$572 Million Decision Against Johnson & Johnson in Landmark Opioid Trial – The New York Times
A judge in Oklahoma on Monday ruled against Johnson & Johnson, the deep-pocketed corporate giant, and ordered it to pay the state $572 million in the first trial of an opioid manufacturer for the destruction wrought by prescription painkillers.
Johnson & Johnson, which contracted with poppy growers in Tasmania, supplied 60 percent of the opiate ingredients that drug companies used for opioids like oxycodone, the state had argued, and aggressively marketed opioids to doctors and patients as safe and effective. A Johnson & Johnson subsidiary, Janssen Pharmaceuticals, made its own opioids — a pill whose rights it sold in 2015, and a fentanyl patch that it still produces.
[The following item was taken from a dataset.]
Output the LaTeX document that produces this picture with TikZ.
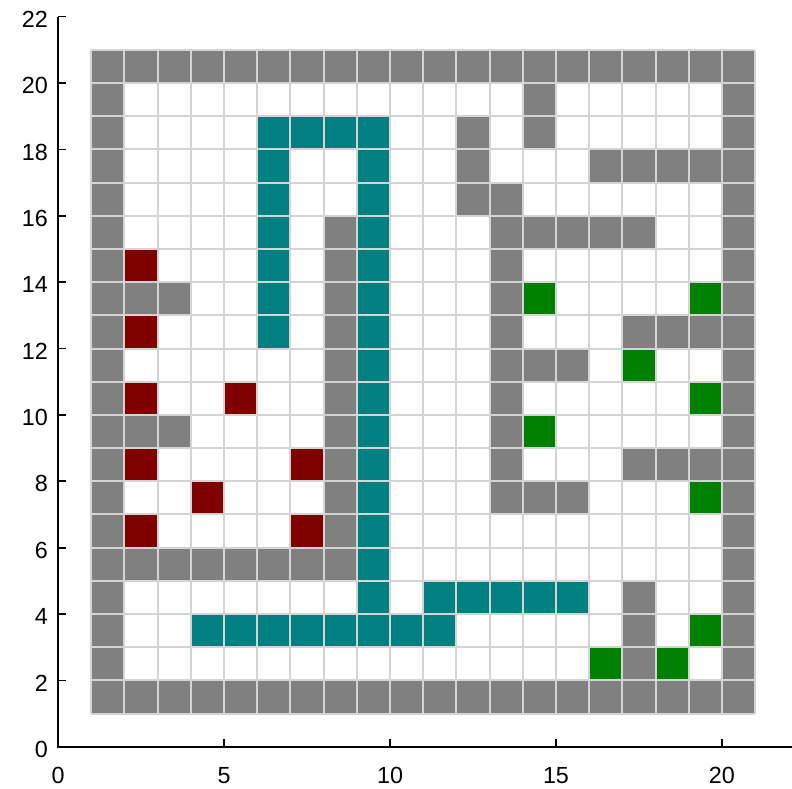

“The opioid crisis is an imminent danger and menace to Oklahomans,” Judge Thad Balkman, of Cleveland County District Court, said in delivering his decision.
The landmark ruling was a resounding victory for Oklahoma’s attorney general, Mike Hunter. The closely watched case could be a dire warning for some two dozen opioid makers, distributors and retailers that face more than 2,000 similar lawsuits around the country. Johnson & Johnson, one the world’s biggest health care companies, said it would appeal.